A morte chega sem aviso, e essa constatação serve de gatilho para um último e desesperado esforço de resolução. O passado, marcado por separações, orgulho e omissões, ressurge quando três irmãs se reúnem em um apartamento para acompanhar os momentos finais do pai em “As Três Filhas”. O filme, que revisita Anton Tchekhov sob uma nova ótica, transcende a simples releitura da peça do dramaturgo russo ao explorar, com minúcia, a complexa dinâmica familiar que permeia gerações.
Azazel Jacobs, diretor e roteirista, transpõe o universo tchekhoviano para os dilemas contemporâneos sem diluir as angústias universais do início do século 20. O filme propõe um diálogo entre épocas, ressaltando que, embora o contexto mude, os conflitos essenciais do ser humano persistem. No entanto, sua abordagem não se limita à fidelidade temática: Jacobs imprime um olhar incisivo sobre as particularidades da modernidade, tornando sua obra pungente e imediata.
Desde a cena de abertura, Katie surge com um ar professoral, insinuando uma hierarquia entre ela, Christina e Rachel – sendo esta última a mais deslocada do trio. Enquanto conversam sobre um assunto crucial, no quarto ao lado, Vincent, o pai, agoniza. Esse instante condensa a espinha dorsal do filme: a iminência da morte como catalisadora de verdades inadiáveis.

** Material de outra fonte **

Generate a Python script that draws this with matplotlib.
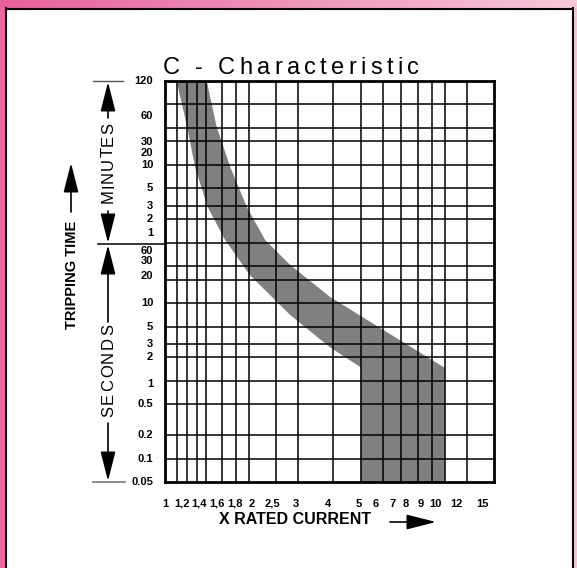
import numpy as np
import matplotlib.pyplot as plt
from matplotlib.colors import LinearSegmentedColormap
from matplotlib.ticker import NullFormatter
from matplotlib.transforms import blended_transform_factory, ScaledTranslation

# multiples of rated current
x_grid = [1.1, 1.2, 1.3, 1.4, 1.6, 1.8, 2, 2.5, 3, 4, 5, 6, 7, 8, 9, 10, 12]
x_ticks = [1, 1.2, 1.4, 1.6, 1.8, 2, 2.5, 3, 4, 5, 6, 7, 8, 9, 10, 12, 15]
x_labels = ['1', '1,2', '1,4', '1,6', '1,8', '2', '2,5', '3', '4', '5',
            '6', '7', '8', '9', '10', '12', '15']

# tripping time grid, seconds part and minutes part
sec_grid = [0.1, 0.2, 0.5, 1, 2, 3, 5, 10, 20, 30, 60]
min_grid = [2, 3, 5, 10, 20, 30, 60]
sec_labels = [0.05, 0.1, 0.2, 0.5, 1, 2, 3, 5, 10, 20, 30, 60]
min_labels = [1, 2, 3, 5, 10, 20, 30, 60, 120]

# tripping band: slow edge and fast edge (current, time in s)
hi_I = [1.41, 1.53, 1.71, 1.96, 2.28, 2.8, 3.89, 10, 10]
hi_t = [7200, 1853, 566, 173, 65, 31, 12, 1.47, 0.05]
lo_I = [1.10, 1.20, 1.28, 1.42, 1.64, 2.01, 2.80, 3.89, 5, 5]
lo_t = [7200, 1853, 566, 173, 65, 23, 7.05, 2.7, 1.5, 0.05]

W, H = 577, 568
plt.rcParams['font.family'] = ['Liberation Sans', 'DejaVu Sans']


def fx(px):
    return px / W


def fy(py):
    return 1 - py / H


fig = plt.figure(figsize=(W / 100, H / 100), dpi=100)
rend = fig.canvas.get_renderer()


def text_width(s, **kw):
    t = fig.text(0, 0, s, **kw)
    w = t.get_window_extent(rend).width
    t.remove()
    return w


def spaced(x0, y0, s, gap, vertical=False, **kw):
    # letter-spaced text, x0/y0 = start of baseline in pixels
    bar = text_width('||', **kw)
    pos = 0
    for ch in s:
        w = text_width('|' + ch + '|', **kw) - bar
        if vertical:
            fig.text(fx(x0), fy(y0 - pos), ch, rotation=90, rotation_mode='anchor',
                     ha='left', va='baseline', **kw)
        else:
            fig.text(fx(x0 + pos), fy(y0), ch, ha='left', va='baseline', **kw)
        pos += w + gap
    return pos - gap


# pink frame
grad = fig.add_axes([0, fy(8), 1, 8 / H])
cmap = LinearSegmentedColormap.from_list('pk', ['#e8609a', '#f7c9d9'])
grad.imshow(np.linspace(0, 1, 256)[None, :], aspect='auto', cmap=cmap)
grad.axis('off')
side = fig.add_axes([0, 0, fx(5), fy(8)])
side.set_facecolor('#ea6aa0')
side.set_xticks([]); side.set_yticks([])
for s in side.spines.values():
    s.set_visible(False)
side_r = fig.add_axes([fx(573), 0, fx(4), fy(8)])
side_r.set_facecolor('#f6c6d7')
side_r.set_xticks([]); side_r.set_yticks([])
for s in side_r.spines.values():
    s.set_visible(False)
fig.add_artist(plt.Line2D([fx(6), fx(6)], [0, fy(8)], color='k', lw=1.5))
fig.add_artist(plt.Line2D([fx(572.5), fx(572.5)], [0, fy(8)], color='k', lw=1.5))
fig.add_artist(plt.Line2D([fx(6), fx(572.5)], [fy(8.5), fy(8.5)], color='k', lw=1.5))

ax = fig.add_axes([fx(165), fy(482), (494 - 165) / W, (482 - 81) / H])
ax.set_xscale('log')
ax.set_yscale('log')
ax.set_xlim(1, 15)
ax.set_ylim(0.05, 7200)

ax.fill(hi_I + lo_I[::-1], hi_t + lo_t[::-1], color='#808080', lw=0, zorder=1)

ax.xaxis.remove_overlapping_locs = False
ax.set_xticks(x_ticks, x_labels)
ax.set_xticks(x_grid, minor=True)
ax.set_yticks([])
ax.set_yticks(sec_grid + [m * 60 for m in min_grid], minor=True)
ax.xaxis.set_minor_formatter(NullFormatter())
ax.yaxis.set_minor_formatter(NullFormatter())
ax.tick_params(which='both', length=0)
ax.tick_params(axis='x', pad=12, labelsize=8)
# the printed labels sit a little off their grid lines
x_shift = [0, -5, -7, -5, -1, 3, -4, -3, -5, -2, -7, -9, -12, -11, -9, -10, -12]
for lab, dx in zip(ax.get_xticklabels(), x_shift):
    lab.set_fontweight('bold')
    lab.set_transform(lab.get_transform() + ScaledTranslation(dx / 100, 0, fig.dpi_scale_trans))
ax.grid(which='minor', color='k', lw=1.1, zorder=2)
ax.set_axisbelow(False)
for s in ax.spines.values():
    s.set_linewidth(2)
    s.set_zorder(3)

# y labels
tr = blended_transform_factory(ax.transAxes, ax.transData)
sec_shift = {60: -8, 30: 5, 20: 4, 1: -3}
min_shift = {1: 10, 60: -12, 30: -14, 20: -12}
for v in sec_labels:
    off = ScaledTranslation(0, sec_shift.get(v, 0) / 100, fig.dpi_scale_trans)
    ax.text(-0.036, v, f'{v:g}', transform=tr + off, ha='right', va='center',
            fontsize=8, fontweight='bold')
for v in min_labels:
    off = ScaledTranslation(0, min_shift.get(v, 0) / 100, fig.dpi_scale_trans)
    ax.text(-0.036, v * 60, f'{v:g}', transform=tr + off, ha='right', va='center',
            fontsize=8, fontweight='bold')

spaced(163, 74, 'C - Characteristic', 4.3, fontsize=17)

# left annotations
arr = dict(arrowstyle='-|>,head_length=1.3,head_width=0.33', color='k', lw=1.2,
           mutation_scale=14, shrinkA=0, shrinkB=0)
ann = dict(xycoords='figure fraction', textcoords='figure fraction')
ax.annotate('', xy=(fx(108), fy(82)), xytext=(fx(108), fy(118)), arrowprops=arr, **ann)
ax.annotate('', xy=(fx(108), fy(243)), xytext=(fx(108), fy(211)), arrowprops=arr, **ann)
ax.annotate('', xy=(fx(108), fy(245)), xytext=(fx(108), fy(322)), arrowprops=arr, **ann)
ax.annotate('', xy=(fx(108), fy(481)), xytext=(fx(108), fy(423)), arrowprops=arr, **ann)
ax.annotate('', xy=(fx(71), fy(163)), xytext=(fx(71), fy(212)), arrowprops=arr, **ann)
ax.annotate('', xy=(fx(436), fy(522)), xytext=(fx(390), fy(522)), arrowprops=arr, **ann)
fig.add_artist(plt.Line2D([fx(93), fx(123)], [fy(81), fy(81)], color='#555555', lw=1))
fig.add_artist(plt.Line2D([fx(98), fx(165)], [fy(244), fy(244)], color='k', lw=1.1))
fig.add_artist(plt.Line2D([fx(93), fx(125)], [fy(482), fy(482)], color='#777777', lw=1.2))

spaced(113, 203, 'MINUTES', 0.8, vertical=True, fontsize=12)
spaced(113, 417, 'SECONDS', 1.8, vertical=True, fontsize=12)
fig.text(fx(72), fy(275), 'TRIPPING TIME', rotation=90, ha='center', va='center',
         fontsize=10.5, fontweight='bold')
fig.text(fx(295), fy(520), 'X RATED CURRENT', ha='center', va='center',
         fontsize=11.5, fontweight='bold')

fig.savefig('out.png', dpi=100)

As diferenças entre as irmãs emergem em camadas. Katie, mãe de uma adolescente, encara a maternidade como um desafio contínuo; Christina, por outro lado, ainda desfruta da fase idealizada da criação dos filhos. A palavra “maternidade” atravessa a narrativa como um espelho das relações familiares, refletindo tanto as falhas de Vincent quanto os dilemas das filhas.
O ponto de inflexão ocorre quando um detalhe revelador sobre Rachel vem à tona. Natasha Lyonne, já em evidência ao longo da trama, domina completamente o filme a partir desse momento. Sua personagem, vista como o elo perdido da família – solteira, viciada em maconha e sustentando-se por meio de apostas online – simboliza a falência moral e afetiva daquele núcleo. Conforme Jacobs desvela as fissuras dessa casa sufocante, o espectador mergulha nas misérias íntimas das personagens de Carrie Coon e Elizabeth Olsen.
No desfecho, Vincent oscila entre a consciência e o transe, preparando-se para o inevitável. Sua despedida, interpretada por Jose Febus, sintetiza a melancolia do filme: muitas vezes, as pessoas só se dão conta do que realmente importa quando já é tarde demais. Mas, afinal, tarde ainda é melhor que nunca.